Llamó á la puerta, y salió á abrir un hombre ya de edad. —¿Es Vd. el dueño de la imprenta? le preguntó..

-Para lo que Vd. guste mandar.

-A juzgar por las muestras no debe Vd. tener mucho trabajo.

-¡Ay! No, señor; los tiempos son dificiles.

-¿Lo que quiere decir qué es Vd. pobre?
-Pobre, sin poder pedir limosna.
-¿Tiene Vd. hijos?

-Por desgracia.

-¿Nos escuchan?

El impresor miró á todas partes, y dijo:

-Hable Vd. sin cuidado.

-Voy á hacerle á Vd. una proposicion, y de su respuesta depende que sea Vd. rico, ó que muera Vd. ahorcado. El pobre hombre comenzó á temblar.

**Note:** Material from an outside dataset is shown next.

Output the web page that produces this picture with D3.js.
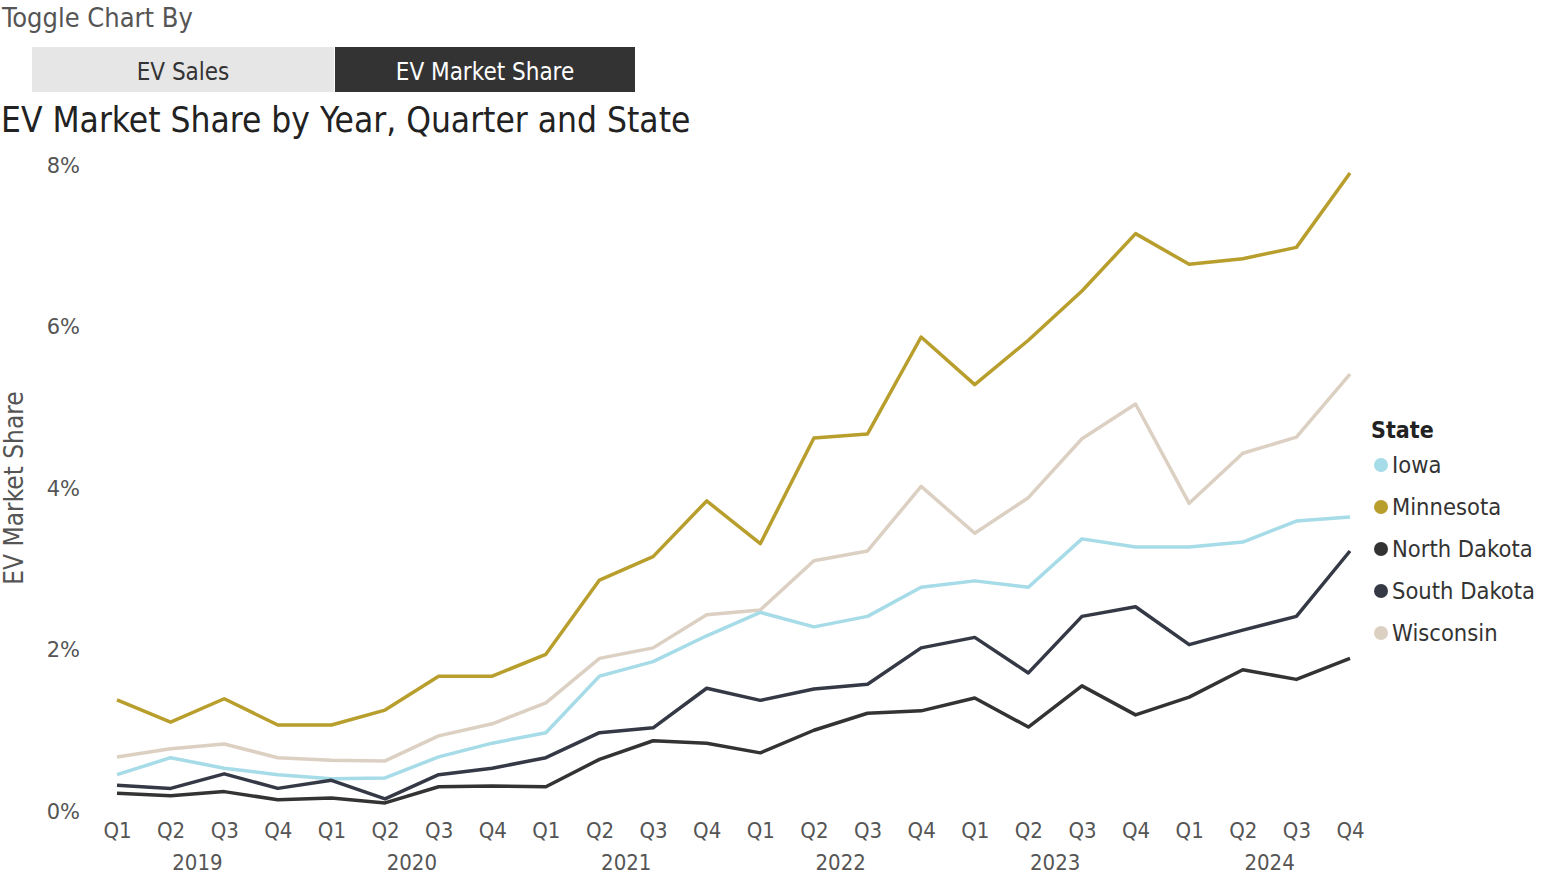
<!DOCTYPE html>
<html><head><meta charset="utf-8">
<script src="https://cdn.jsdelivr.net/npm/d3@7"></script>
<style>
body{margin:0;background:#fff;}
svg text{font-family:"DejaVu Sans Condensed","DejaVu Sans",sans-serif;}
</style></head>
<body><svg id="c" width="1542" height="875"></svg>
<script>
const years = ["2019","2020","2021","2022","2023","2024"];
const quarters = ["Q1","Q2","Q3","Q4"];
const states = ["Iowa","Minnesota","North Dakota","South Dakota","Wisconsin"];
const colors = ["#a6dbe8","#b89e2c","#333333","#343945","#dcd0c3"];
const yTicks = [0,0.02,0.04,0.06,0.08];
const iowa = [0.45,0.66,0.53,0.45,0.40,0.41,0.67,0.84,0.97,1.67,1.85,2.17,2.46,2.28,2.41,2.77,2.85,2.77,3.37,3.27,3.27,3.33,3.59,3.64];
const minnesota = [1.375,1.10,1.39,1.065,1.065,1.25,1.67,1.67,1.94,2.86,3.15,3.84,3.31,4.62,4.67,5.87,5.28,5.83,6.44,7.15,6.77,6.84,6.98,7.90];
const northDakota = [0.22,0.19,0.24,0.14,0.16,0.10,0.30,0.31,0.30,0.64,0.87,0.84,0.72,1.00,1.21,1.24,1.40,1.04,1.55,1.19,1.41,1.75,1.63,1.89];
const southDakota = [0.32,0.28,0.46,0.28,0.38,0.15,0.45,0.53,0.66,0.97,1.03,1.52,1.37,1.51,1.57,2.02,2.15,1.71,2.41,2.53,2.06,2.24,2.41,3.22];
const wisconsin = [0.67,0.77,0.83,0.66,0.63,0.62,0.93,1.08,1.34,1.89,2.02,2.43,2.49,3.10,3.22,4.02,3.44,3.88,4.61,5.04,3.81,4.43,4.63,5.41];
const seriesValues = [iowa, minnesota, northDakota, southDakota, wisconsin];

const periods = [];
years.forEach(y => quarters.forEach(q => periods.push(y + "-" + q)));

const svg = d3.select("#c");
const txt = "#555";

// Toggle header
svg.append("text").attr("x",2).attr("y",27).attr("font-size",27).attr("fill","#555").text("Toggle Chart By");
const btns = [{label:"EV Sales",x0:32,x1:334,bg:"#e6e6e6",fg:"#333"},{label:"EV Market Share",x0:335,x1:635,bg:"#333333",fg:"#fff"}];
btns.forEach(b=>{
  svg.append("rect").attr("x",b.x0).attr("y",47).attr("width",b.x1-b.x0).attr("height",45).attr("fill",b.bg);
  svg.append("text").attr("x",(b.x0+b.x1)/2).attr("y",80).attr("text-anchor","middle").attr("font-size",24).attr("fill",b.fg).text(b.label);
});
svg.append("text").attr("x",1).attr("y",132).attr("font-size",35).attr("fill","#222").text("EV Market Share by Year, Quarter and State");

const x = d3.scalePoint().domain(periods).range([117,1350]);
const y = d3.scaleLinear().domain([0,0.08]).range([811,165]);

// Y axis
const yAxis = svg.append("g").attr("transform","translate(80,0)")
  .call(d3.axisLeft(y).tickValues(yTicks).tickFormat(d3.format(".0%")).tickSize(0).tickPadding(0));
yAxis.select(".domain").remove();
yAxis.selectAll("text").style("font-family","'DejaVu Sans',sans-serif").style("font-size","21px").attr("fill",txt).attr("dy","0.35em");

svg.append("text").attr("transform","translate(23,488) rotate(-90)").attr("text-anchor","middle")
  .attr("font-size",26).attr("fill",txt).text("EV Market Share");

// X axis
const xAxis = svg.append("g").attr("transform","translate(0,822)")
  .call(d3.axisBottom(x).tickFormat(d=>d.split("-")[1]).tickSize(0).tickPadding(0));
xAxis.select(".domain").remove();
xAxis.selectAll("text").attr("font-size",22).attr("fill",txt).attr("dy","0.71em");

years.forEach(yr=>{
  const cx = (x(yr+"-Q1")+x(yr+"-Q4"))/2;
  svg.append("text").attr("x",cx).attr("y",870).attr("text-anchor","middle").attr("font-size",22).attr("fill",txt).text(yr);
});

// Lines
const line = d3.line().x((d,i)=>x(periods[i])).y(d=>y(d/100));
const order = [4,0,1,3,2];
order.forEach(si=>{
  svg.append("path").datum(seriesValues[si]).attr("d",line).attr("fill","none")
    .attr("stroke",colors[si]).attr("stroke-width",3.5).attr("stroke-linejoin","round");
});

// Legend
svg.append("text").attr("x",1371).attr("y",438).attr("font-size",23).attr("font-weight","bold").attr("fill","#222").text("State");
const leg = d3.scaleBand().domain(states).range([444,654]);
states.forEach((s,i)=>{
  const cy = leg(s)+leg.bandwidth()/2;
  svg.append("circle").attr("cx",1381).attr("cy",cy).attr("r",7).attr("fill",colors[i]);
  svg.append("text").attr("x",1392).attr("y",cy).attr("dy","0.35em").attr("font-size",23.5).attr("fill","#333").text(s);
});
</script></body></html>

-¿Qué es lo que quiere Vd. ser?

-Rico, se apresuró á decir.

-Pues entonces oiga Vd. El rey nuestro señor, necesita que imprima Vd. este escrito, sin que nadie, ni aun su propia mujer de Vd. se entere, para lo cual es necesario que Vd. lo haga todo. Si verifica Vd. este trabajo con todo el sigilo necesario, puede Vd. estar seguro de que ha hecho su suerte; si revela Vd. á alguno el misterio, el rey es poderoso y absoluto, lo cual quiere decir que hay horcas.

XXIII.

No sé si el bueno de Francisco Brusola era liberal, pero que se ponga cualquier impresor en su caso, y que me diga si ante la espectativa de la fortuna ó de la horca no hubiera variado de opinion en aquellos momentos.

Hubieran podido muy bien enterarse de todo lo que pasaba el cardenal de Borbon y el ministro de Estado Luyando.

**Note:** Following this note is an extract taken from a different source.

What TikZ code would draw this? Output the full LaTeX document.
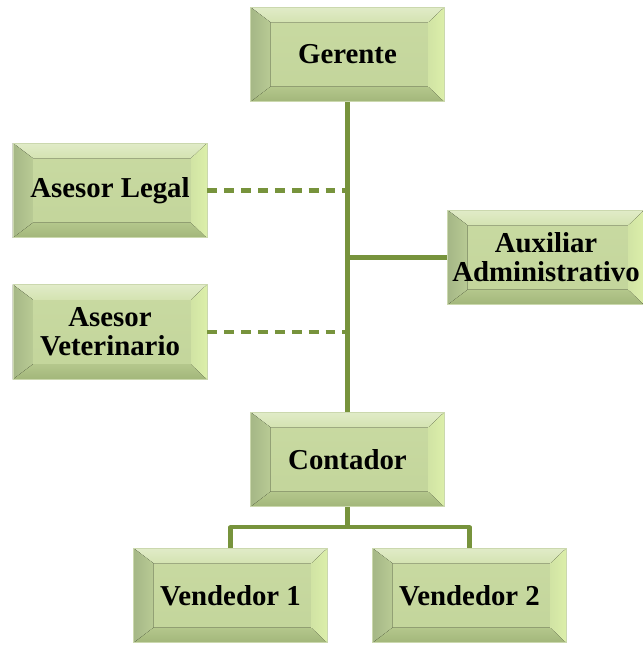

Pero el primero era un infeliz, y el segundo debió pensar que se cortaba la carrera denunciando los propósitos de los parciales del monarca.

Así es que estuvo limitado á enterarse todos los dias de la salud del rey, y á comunicar á la Regencia y á las Córtes que continuaba sin novedad en su importante salud.

Fernando, á quien la naturaleza tenia á su vez esclavizado, cayó malo en Valencia de un ataque de gota, pero resuelto como estaba á llevar adelante su propósito, envió numerosas tropas hácia Madrid, al mando de D. Santiago Witingham.